Problem
Retype the whole listing verbatim and keep the pictures out of it.

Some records
------------------------
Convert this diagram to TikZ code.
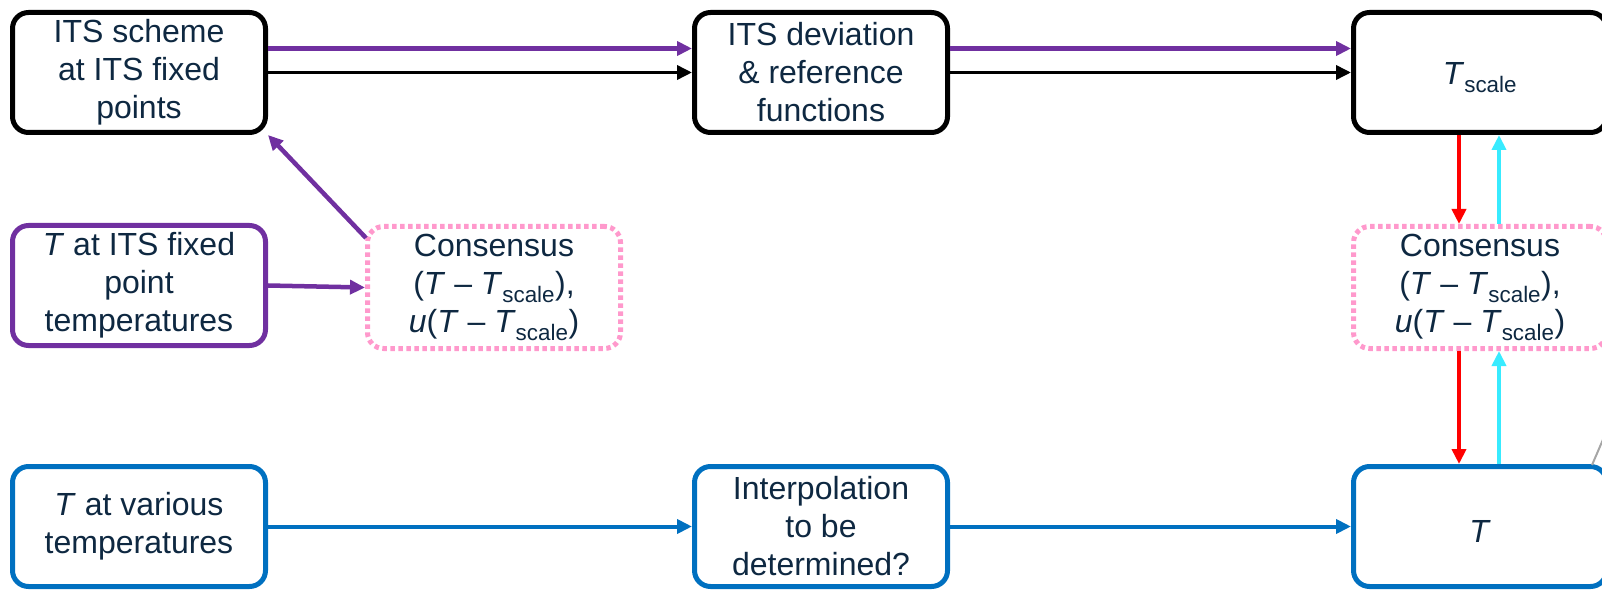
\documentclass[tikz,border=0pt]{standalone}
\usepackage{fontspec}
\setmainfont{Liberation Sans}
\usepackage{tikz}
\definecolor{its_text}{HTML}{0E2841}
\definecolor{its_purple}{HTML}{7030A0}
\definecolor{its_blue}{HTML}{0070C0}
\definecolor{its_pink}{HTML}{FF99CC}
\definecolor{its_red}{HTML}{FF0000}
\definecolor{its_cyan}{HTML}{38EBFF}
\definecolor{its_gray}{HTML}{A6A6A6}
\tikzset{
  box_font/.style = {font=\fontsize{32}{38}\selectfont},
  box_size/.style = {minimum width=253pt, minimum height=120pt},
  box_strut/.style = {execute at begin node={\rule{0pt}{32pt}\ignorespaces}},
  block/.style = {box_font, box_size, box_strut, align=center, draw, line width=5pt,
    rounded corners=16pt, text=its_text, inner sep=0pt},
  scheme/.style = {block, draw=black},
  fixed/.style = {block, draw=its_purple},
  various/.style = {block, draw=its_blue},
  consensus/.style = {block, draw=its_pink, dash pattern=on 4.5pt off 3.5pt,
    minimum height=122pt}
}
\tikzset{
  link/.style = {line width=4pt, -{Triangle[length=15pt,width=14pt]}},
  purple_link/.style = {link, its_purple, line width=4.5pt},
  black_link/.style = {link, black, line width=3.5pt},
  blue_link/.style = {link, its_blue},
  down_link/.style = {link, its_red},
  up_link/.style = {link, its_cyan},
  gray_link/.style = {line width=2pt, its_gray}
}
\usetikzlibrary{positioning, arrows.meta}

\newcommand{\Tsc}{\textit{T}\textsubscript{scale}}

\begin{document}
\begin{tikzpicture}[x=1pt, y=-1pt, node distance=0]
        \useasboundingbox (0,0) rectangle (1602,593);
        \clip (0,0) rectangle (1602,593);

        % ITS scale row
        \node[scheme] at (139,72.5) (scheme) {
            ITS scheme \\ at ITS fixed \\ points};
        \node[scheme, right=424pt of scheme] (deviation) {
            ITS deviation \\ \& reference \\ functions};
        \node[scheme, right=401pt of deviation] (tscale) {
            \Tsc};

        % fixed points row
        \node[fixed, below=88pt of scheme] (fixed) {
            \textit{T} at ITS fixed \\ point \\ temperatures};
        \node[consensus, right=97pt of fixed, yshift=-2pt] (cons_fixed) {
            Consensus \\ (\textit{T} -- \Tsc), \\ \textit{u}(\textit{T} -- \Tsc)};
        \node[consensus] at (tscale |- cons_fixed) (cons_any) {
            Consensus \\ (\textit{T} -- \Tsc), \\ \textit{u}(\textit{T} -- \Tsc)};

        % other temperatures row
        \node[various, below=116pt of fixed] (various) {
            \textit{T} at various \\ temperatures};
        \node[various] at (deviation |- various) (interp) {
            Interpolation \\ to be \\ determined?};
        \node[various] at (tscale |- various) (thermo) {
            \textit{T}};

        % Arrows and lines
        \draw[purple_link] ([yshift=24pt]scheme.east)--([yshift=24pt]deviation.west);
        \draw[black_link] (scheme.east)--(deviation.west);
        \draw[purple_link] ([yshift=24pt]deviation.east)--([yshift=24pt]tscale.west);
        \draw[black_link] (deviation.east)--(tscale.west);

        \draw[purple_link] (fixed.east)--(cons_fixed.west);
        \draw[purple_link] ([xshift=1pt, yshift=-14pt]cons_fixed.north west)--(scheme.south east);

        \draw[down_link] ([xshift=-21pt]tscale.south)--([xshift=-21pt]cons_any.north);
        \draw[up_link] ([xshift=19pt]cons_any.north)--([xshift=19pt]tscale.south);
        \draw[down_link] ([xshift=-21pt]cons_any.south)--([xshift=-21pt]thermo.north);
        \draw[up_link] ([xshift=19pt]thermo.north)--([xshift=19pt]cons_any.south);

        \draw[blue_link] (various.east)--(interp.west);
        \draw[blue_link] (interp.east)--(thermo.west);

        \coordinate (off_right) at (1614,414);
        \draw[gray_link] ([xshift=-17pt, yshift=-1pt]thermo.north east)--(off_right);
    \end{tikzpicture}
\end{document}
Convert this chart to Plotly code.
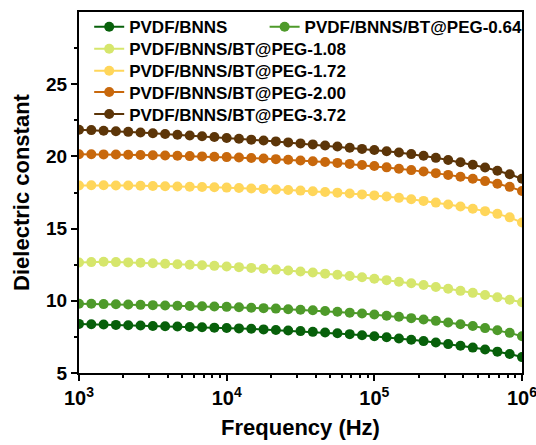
------------------------
Final result
Convert this diagram to TikZ code.
\documentclass[tikz,border=0pt]{standalone}
\usepackage{fontspec}
\setmainfont{Liberation Sans}
\usepackage{tikz}
\definecolor{its_text}{HTML}{0E2841}
\definecolor{its_purple}{HTML}{7030A0}
\definecolor{its_blue}{HTML}{0070C0}
\definecolor{its_pink}{HTML}{FF99CC}
\definecolor{its_red}{HTML}{FF0000}
\definecolor{its_cyan}{HTML}{38EBFF}
\definecolor{its_gray}{HTML}{A6A6A6}
\tikzset{
  box_font/.style = {font=\fontsize{32}{38}\selectfont},
  box_size/.style = {minimum width=253pt, minimum height=120pt},
  box_strut/.style = {execute at begin node={\rule{0pt}{32pt}\ignorespaces}},
  block/.style = {box_font, box_size, box_strut, align=center, draw, line width=5pt,
    rounded corners=16pt, text=its_text, inner sep=0pt},
  scheme/.style = {block, draw=black},
  fixed/.style = {block, draw=its_purple},
  various/.style = {block, draw=its_blue},
  consensus/.style = {block, draw=its_pink, dash pattern=on 4.5pt off 3.5pt,
    minimum height=122pt}
}
\tikzset{
  link/.style = {line width=4pt, -{Triangle[length=15pt,width=14pt]}},
  purple_link/.style = {link, its_purple, line width=4.5pt},
  black_link/.style = {link, black, line width=3.5pt},
  blue_link/.style = {link, its_blue},
  down_link/.style = {link, its_red},
  up_link/.style = {link, its_cyan},
  gray_link/.style = {line width=2pt, its_gray}
}
\usetikzlibrary{positioning, arrows.meta}

\newcommand{\Tsc}{\textit{T}\textsubscript{scale}}

\begin{document}
\begin{tikzpicture}[x=1pt, y=-1pt, node distance=0]
        \useasboundingbox (0,0) rectangle (1602,593);
        \clip (0,0) rectangle (1602,593);

        % ITS scale row
        \node[scheme] at (139,72.5) (scheme) {
            ITS scheme \\ at ITS fixed \\ points};
        \node[scheme, right=424pt of scheme] (deviation) {
            ITS deviation \\ \& reference \\ functions};
        \node[scheme, right=401pt of deviation] (tscale) {
            \Tsc};

        % fixed points row
        \node[fixed, below=88pt of scheme] (fixed) {
            \textit{T} at ITS fixed \\ point \\ temperatures};
        \node[consensus, right=97pt of fixed, yshift=-2pt] (cons_fixed) {
            Consensus \\ (\textit{T} -- \Tsc), \\ \textit{u}(\textit{T} -- \Tsc)};
        \node[consensus] at (tscale |- cons_fixed) (cons_any) {
            Consensus \\ (\textit{T} -- \Tsc), \\ \textit{u}(\textit{T} -- \Tsc)};

        % other temperatures row
        \node[various, below=116pt of fixed] (various) {
            \textit{T} at various \\ temperatures};
        \node[various] at (deviation |- various) (interp) {
            Interpolation \\ to be \\ determined?};
        \node[various] at (tscale |- various) (thermo) {
            \textit{T}};

        % Arrows and lines
        \draw[purple_link] ([yshift=24pt]scheme.east)--([yshift=24pt]deviation.west);
        \draw[black_link] (scheme.east)--(deviation.west);
        \draw[purple_link] ([yshift=24pt]deviation.east)--([yshift=24pt]tscale.west);
        \draw[black_link] (deviation.east)--(tscale.west);

        \draw[purple_link] (fixed.east)--(cons_fixed.west);
        \draw[purple_link] ([xshift=1pt, yshift=-14pt]cons_fixed.north west)--(scheme.south east);

        \draw[down_link] ([xshift=-21pt]tscale.south)--([xshift=-21pt]cons_any.north);
        \draw[up_link] ([xshift=19pt]cons_any.north)--([xshift=19pt]tscale.south);
        \draw[down_link] ([xshift=-21pt]cons_any.south)--([xshift=-21pt]thermo.north);
        \draw[up_link] ([xshift=19pt]thermo.north)--([xshift=19pt]cons_any.south);

        \draw[blue_link] (various.east)--(interp.west);
        \draw[blue_link] (interp.east)--(thermo.west);

        \coordinate (off_right) at (1614,414);
        \draw[gray_link] ([xshift=-17pt, yshift=-1pt]thermo.north east)--(off_right);
    \end{tikzpicture}
\end{document}
Convert this chart to Plotly code.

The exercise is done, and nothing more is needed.